Given task: Copy all lines in which the word "this" can be found.

Saved data entries:
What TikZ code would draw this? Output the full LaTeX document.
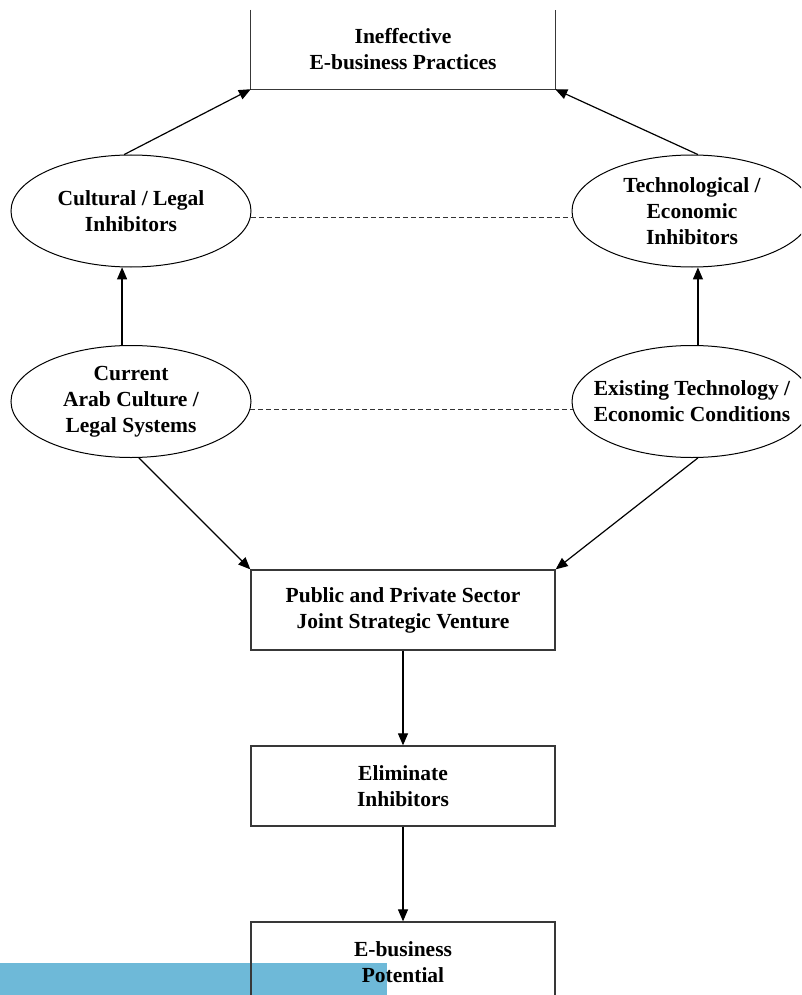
\documentclass[tikz,border=0pt]{standalone}
\usepackage{fontspec}
\setmainfont{Liberation Serif}
\usetikzlibrary{arrows.meta,shapes.geometric}
\definecolor{barblue}{RGB}{110,185,216}
\begin{document}
\begin{tikzpicture}[x=1pt,y=-1pt,
  txt/.style={font=\fontsize{21.5}{26}\selectfont\bfseries, align=center, inner sep=0pt},
  boxnode/.style={txt, rectangle, minimum width=304pt, minimum height=80pt},
  boxline/.style={draw=black!78, line width=1.3pt},
  ell/.style={txt, ellipse, draw, line width=1pt, minimum width=240pt, minimum height=112pt, inner xsep=-16pt},
  arr/.style={line width=1.2pt, -{Triangle[length=12pt,width=10pt]}},
  dashln/.style={line width=1pt, dash pattern=on 5pt off 3pt, draw=black!80}
]
\clip (0,0) rectangle (801,995);
\fill[white] (0,0) rectangle (801,995);
\fill[barblue] (0,963) rectangle (387,995);

% boxes
\node[boxnode, minimum height=79pt] (top) at (403,49.5) {Ineffective\\E-business Practices};
\draw[boxline] (top.north west) -- (top.south west) -- (top.south east) -- (top.north east);
\node[boxnode, boxline] (pub) at (403,610) {Public and Private Sector\\Joint Strategic Venture};
\node[boxnode, boxline] (eli) at (403,786) {Eliminate\\Inhibitors};
\node[boxnode, boxline] (pot) at (403,962) {E-business\\Potential};

% ellipses
\node[ell] (cul) at (131,211) {Cultural / Legal\\Inhibitors};
\node[ell] (tec) at (692,211) {Technological /\\Economic\\Inhibitors};
\node[ell] (cur) at (131,401.5) {Current\\Arab Culture /\\Legal Systems};
\node[ell] (exi) at (692,401.5) {Existing Technology /\\Economic Conditions};

% connectors
\draw[arr] (cul.97.6) -- (top.south west);
\draw[arr] (tec.84) -- (top.south east);
\draw[arr] (cur.99) -- (cul.261.5);
\draw[arr] (exi.84) -- (tec.-84);
\draw[dashln] (cul.-3.6) -- (tec.183.6);
\draw[dashln] (cur.-4.1) -- (exi.184.1);
\draw[arr] (cur.-82.8) -- (pub.north west);
\draw[arr] (exi.-84) -- (pub.north east);
\draw[arr] (pub.south) -- (eli.north);
\draw[arr] (eli.south) -- (pot.north);
\end{tikzpicture}
\end{document}
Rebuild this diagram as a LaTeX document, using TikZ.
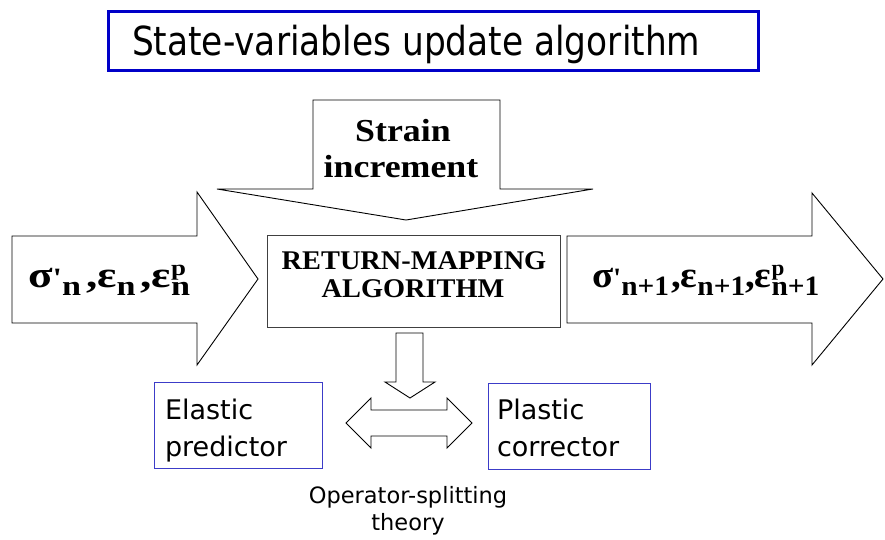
\documentclass[tikz,border=0pt]{standalone}
\usepackage{fontspec}
\newfontfamily\tah{DejaVu Sans}
\newfontfamily\tahc{DejaVu Sans}[FakeStretch=0.86]
\newfontfamily\serb{Liberation Serif}[FakeStretch=1.05]
\newfontfamily\serc{Liberation Serif}[FakeStretch=1.12]
\newfontfamily\grk{Liberation Serif}[FakeStretch=1.22]
\newfontfamily\grkr{Liberation Serif}[FakeStretch=1.05]
\definecolor{titleblue}{RGB}{0,0,200}
\definecolor{boxblue}{RGB}{60,60,200}
\definecolor{darkline}{RGB}{64,64,64}
\newcommand\gbig{\fontsize{37}{37}\selectfont}
\newcommand\gsmall{\fontsize{28}{28}\selectfont}
\newcommand\gtiny{\fontsize{22}{22}\selectfont}
\newcommand\lowpart[1]{\raisebox{-8pt}{\gsmall #1}}
\newcommand\highpart[1]{\raisebox{12pt}{\gtiny #1}}
\begin{document}
\begin{tikzpicture}[x=1pt,y=-1pt,
  blk/.style={draw=black, line width=0.9pt, fill=white, line join=miter},
  txt/.style={inner sep=0pt, outer sep=0pt, anchor=base west},
  ctxt/.style={inner sep=0pt, outer sep=0pt, anchor=base},
  bluebox/.style={draw=boxblue, line width=1pt, inner sep=0pt, anchor=north west},
  titlebox/.style={draw=titleblue, line width=3pt, inner sep=0pt, anchor=north west},
  grayBox/.style={draw=darkline, line width=1.3pt, inner sep=0pt, anchor=north west}]
\useasboundingbox (0,0) rectangle (885,540);
% title
\node[titlebox, minimum width=650pt, minimum height=59pt] (tbox) at (107,10) {};
\node[txt] (ttext) at (132,56) {\tahc\fontsize{40}{44}\selectfont State-variables update algorithm};
% strain increment arrow
\draw[blk] (313,100) -- (500,100) -- (500,189) -- (593,189) -- (406,220) -- (217,189) -- (313,189) -- cycle;
\node[ctxt] (strain1) at (403,142) {\serc\bfseries\fontsize{32}{32}\selectfont Strain};
\node[ctxt] (strain2) at (401,177) {\serc\bfseries\fontsize{32}{32}\selectfont increment};
% left arrow
\draw[blk] (12,236) -- (197,236) -- (197,192) -- (258,279) -- (197,365) -- (197,323) -- (12,323) -- cycle;
\node[txt] (lefttext) at (28,287) {\grk\bfseries{\gbig σ}{\gsmall '}\lowpart{n}\kern5pt{\gbig ,ε}\lowpart{n}\kern5pt{\gbig ,ε}\rlap{\highpart{p}}\lowpart{n}};
% right arrow
\draw[blk] (567,236) -- (812,236) -- (812,193) -- (883,279) -- (812,365) -- (812,323) -- (567,323) -- cycle;
\node[txt] (righttext) at (592,287) {\grkr\bfseries{\gbig σ}{\gsmall '}\lowpart{n+1}\kern2pt{\gbig ,ε}\lowpart{n+1}{\gbig ,ε}\rlap{\highpart{p}}\lowpart{n+1}};
% return mapping box
\node[grayBox, minimum width=293pt, minimum height=92pt] (rmbox) at (267,235) {};
\node[ctxt] (rm1) at (414,269) {\serb\bfseries\fontsize{27}{27}\selectfont RETURN-MAPPING};
\node[ctxt] (rm2) at (413,297) {\serb\bfseries\fontsize{27}{27}\selectfont ALGORITHM};
% small down arrow
\draw[blk] (396,333) -- (423,333) -- (423,382) -- (435,382) -- (410,398) -- (385,382) -- (396,382) -- cycle;
% double arrow
\draw[blk] (346,423) -- (371,398) -- (371,410) -- (447,410) -- (447,398) -- (472,423) -- (447,448) -- (447,436) -- (371,436) -- (371,448) -- cycle;
% elastic / plastic boxes
\node[bluebox, minimum width=168pt, minimum height=86pt] (ebox) at (154,382) {};
\node[txt] (e1) at (165,419) {\tah\fontsize{27}{27}\selectfont Elastic};
\node[txt] (e2) at (165,456) {\tah\fontsize{27}{27}\selectfont predictor};
\node[bluebox, minimum width=162pt, minimum height=86pt] (pbox) at (488,383) {};
\node[txt] (p1) at (497,419) {\tah\fontsize{27}{27}\selectfont Plastic};
\node[txt] (p2) at (497,456) {\tah\fontsize{27}{27}\selectfont corrector};
% operator splitting
\node[ctxt] (op1) at (408,503) {\tah\fontsize{22.5}{22.5}\selectfont Operator-splitting};
\node[ctxt] (op2) at (408,530) {\tah\fontsize{22.5}{22.5}\selectfont theory};
\end{tikzpicture}
\end{document}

Exercise result:
What TikZ code would draw this? Output the full LaTeX document.
Rebuild this diagram as a LaTeX document, using TikZ.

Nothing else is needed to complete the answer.